'Tis the Season for Winter Temp Jobs
Leaves turning scarlet don't just herald the coming of fall – they signal the start of seasonal hiring for winter jobs. Recession or no, many businesses must staff up, either to maximize sales during the critical holiday selling season or to get their business off to a good start in 2010.
With unemployment high, it'll be a competitive hiring season this year, so start your search early. In a survey of more than 1,000 hiring managers conducted by Ipsos Public Affairs, only 58 percent said they planned to hire as many workers as last year.
On the bright side, those temp jobs stand a decent chance of turning into permanent hires if companies are pleased with workers' performance – in the survey, 51 percent said their temp hires could be asked to stay on, compared with 45 percent last year.
Winter job possibilities run the full gamut from warehouse work to positions for accountants and human-resource professionals. Here's a look at who's hiring:
Some retailers may be cautious about hiring, but others are plunging ahead. SnagAJob senior marketing vice president Cathy McCarthy reports Toys"R"Us plans to hire 35,000 seasonal associates. Also hiring: portrait studios looking for photographers and customer service representatives. McCarthy says JC Penney Portrait Studios and Picture People are two she's seen staffing up.
"I would say value retail is doing quite well," she says. "Think about Walmart or Target."
Many large retailers will also be hiring additional warehouse associates to pick and pack items to go both direct to customers and out to stores. If you don't want to deal with cranky customers or want night shifts, this could be the ticket.
Retail is increasingly handled over the Internet which means customer service positions that can be done from home or at call centers. Recruiting firm VIPDesk (http://www.VIPdesk.com) recently reported it was hiring 250 home-based customer service agents for Eddie Bauer, to work part-time during the holiday season.
We may spend less for our holiday gifts, but we've still got to get them to our aunt in Spokane or cousin in Cincinnati. All the major shipping companies hire more drivers to handle the seasonal spike in package volume, notes McCarthy.
Holidays aren't complete for many families without a visit to see relatives. This means a boom in airport jobs. For instance, McCarthy reports the National Transportation Safety Agency (TSA) is looking to hire more baggage screeners and people screeners – known as transportation security officers – to help move the crowds through security checkpoints in time to catch their flights.
4. Resorts and hotels.
If you'd like to work where others play, investigate your local ski resort or warm-weather getaway spot. Your best bet may be with a major resort company, which may be able to offer you both winter and summer seasonal employment, as well as other perks.

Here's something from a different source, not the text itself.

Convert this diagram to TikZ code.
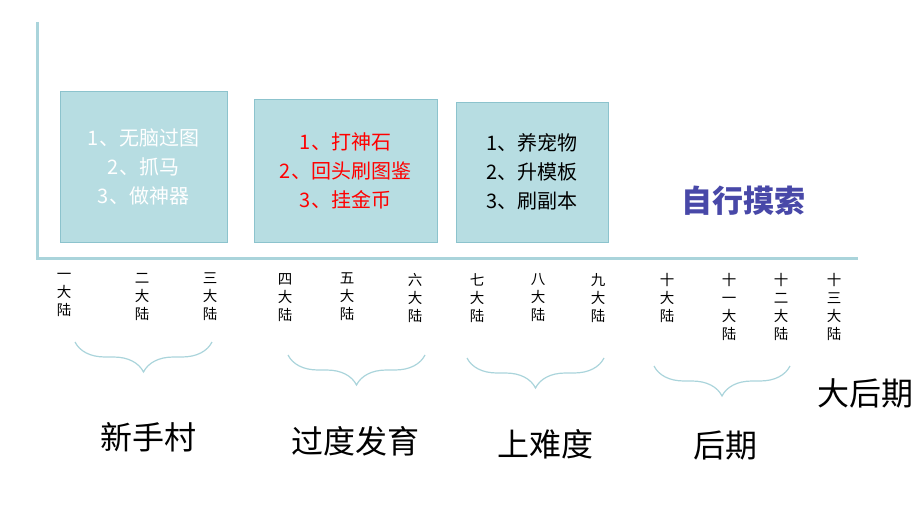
\documentclass[tikz,border=0pt]{standalone}
\usepackage{fontspec}
\setmainfont{Noto Sans CJK SC}
\usetikzlibrary{decorations.pathreplacing, positioning}
\definecolor{stagefill}{RGB}{183,221,226}
\definecolor{tealline}{RGB}{170,212,219}
\definecolor{boxline}{RGB}{140,195,205}
\definecolor{stepblue}{RGB}{72,72,168}
\tikzset{
  stagebox/.style={draw=boxline, fill=stagefill, align=center, font=\fontsize{20}{29}\selectfont, inner sep=0pt},
  land/.style={align=center, font=\fontsize{14.5}{18}\selectfont, anchor=north, inner sep=0pt},
  phase/.style={font=\fontsize{32}{36}\selectfont, text=black},
  span/.style={draw=tealline, line width=1.2pt, decorate, decoration={brace, mirror, amplitude=30pt, aspect=0.5}},
}

\begin{document}
\begin{tikzpicture}[x=1pt, y=-1pt]
\useasboundingbox (0,0) rectangle (923,505);
% axes
\draw[tealline, line width=3pt] (37,22) -- (37,258) -- (858,258);

% stage boxes
\node[stagebox, text=white, minimum width=167pt, minimum height=151pt] (novice) at (143.5,166.5) {1、无脑过图\\2、抓马\\3、做神器};
\node[stagebox, text=red, minimum width=183pt, minimum height=143pt] (grow) at (345.5,170.5) {1、打神石\\2、回头刷图鉴\\3、挂金币};
\node[stagebox, text=black, minimum width=152pt, minimum height=140pt] (hard) at (532,172) {1、养宠物\\2、升模板\\3、刷副本};
\node[font=\fontsize{31}{36}\selectfont\bfseries, text=stepblue] (explore) at (743,201) {自行摸索};

% continents
\node[land] (c1) at (64,273) {一\\大\\陆};
\node[land] (c2) at (142,273) {二\\大\\陆};
\node[land] (c3) at (210,273) {三\\大\\陆};
\node[land] (c4) at (285,273) {四\\大\\陆};
\node[land] (c5) at (347,273) {五\\大\\陆};
\node[land] (c6) at (415,273) {六\\大\\陆};
\node[land] (c7) at (477,273) {七\\大\\陆};
\node[land] (c8) at (538,273) {八\\大\\陆};
\node[land] (c9) at (598,273) {九\\大\\陆};
\node[land] (c10) at (667,273) {十\\大\\陆};
\node[land] (c11) at (729,273) {十\\一\\大\\陆};
\node[land] (c12) at (781,273) {十\\二\\大\\陆};
\node[land] (c13) at (834,273) {十\\三\\大\\陆};

% phases
\coordinate (b1l) at (75,342);  \coordinate (b1r) at (212,342);
\coordinate (b2l) at (288,355); \coordinate (b2r) at (425,355);
\coordinate (b3l) at (467,358); \coordinate (b3r) at (604,358);
\coordinate (b4l) at (654,366); \coordinate (b4r) at (790,366);
\draw[span] (b1l) -- (b1r);
\draw[span] (b2l) -- (b2r);
\draw[span] (b3l) -- (b3r);
\draw[span] (b4l) -- (b4r);

\node[phase] (p1) at (148,437) {新手村};
\node[phase] (p2) at (355,441) {过度发育};
\node[phase] (p3) at (545,444) {上难度};
\node[phase] (p4) at (725,446) {后期};
\node[phase] (p5) at (865,393) {大后期};
\end{tikzpicture}
\end{document}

Vail Resorts Management Company (http://www.vailresorts.com/Corp/index.aspx) senior vice president Mark Gasta reports that his company hires 11,000 people a year for seasonal positions. Besides the expected jobs – housekeeper, concierge, ski instructor, lift operator, customer service reps – Gasta says Vail also hires experienced chefs and wine experts (known as sommeliers) for the high-end dining rooms at their 16 resort properties.
For many outdoor enthusiasts, these seasonal jobs turn into a full-time career, Gasta says. Vail helps some valued workers make their healthcare-extension premium payments during the offseason as a perk to encourage them to come back for summer work in the company's river-rafting resort locations. Some 5,000 people work for Vail year-round.
"Our common story," Gasta says, "is someone who came out after college to be a ski bum for a year and never left."
January is the official start of tax-filing season, so major tax-prep firms such as Jackson Hewitt and H&R Block start hiring tax preparers now, due to the long training period, says Allison O'Kelly, CEO of national recruiting firm Mom Corps (http://www.momcorps.com/). A background working with numbers helps, but they can also teach you from scratch – both tax companies operate their own schools. (http://www.jacksonhewitt.com/TaxPrepInformation/) (http://www.hrblock.com/taxes/planning/tax_courses/index.html)
6. Human resources.
As the economy improves, more companies will be ramping up their expansion plans. That means they need more human resource managers to handle recruiting and hiring. Annual tasks such as reviewing employee-benefit options also ramp up after the first of the year.
"At the beginning of the year, a lot of companies get their new budgets," O'Kelly says, "so that's when they hire."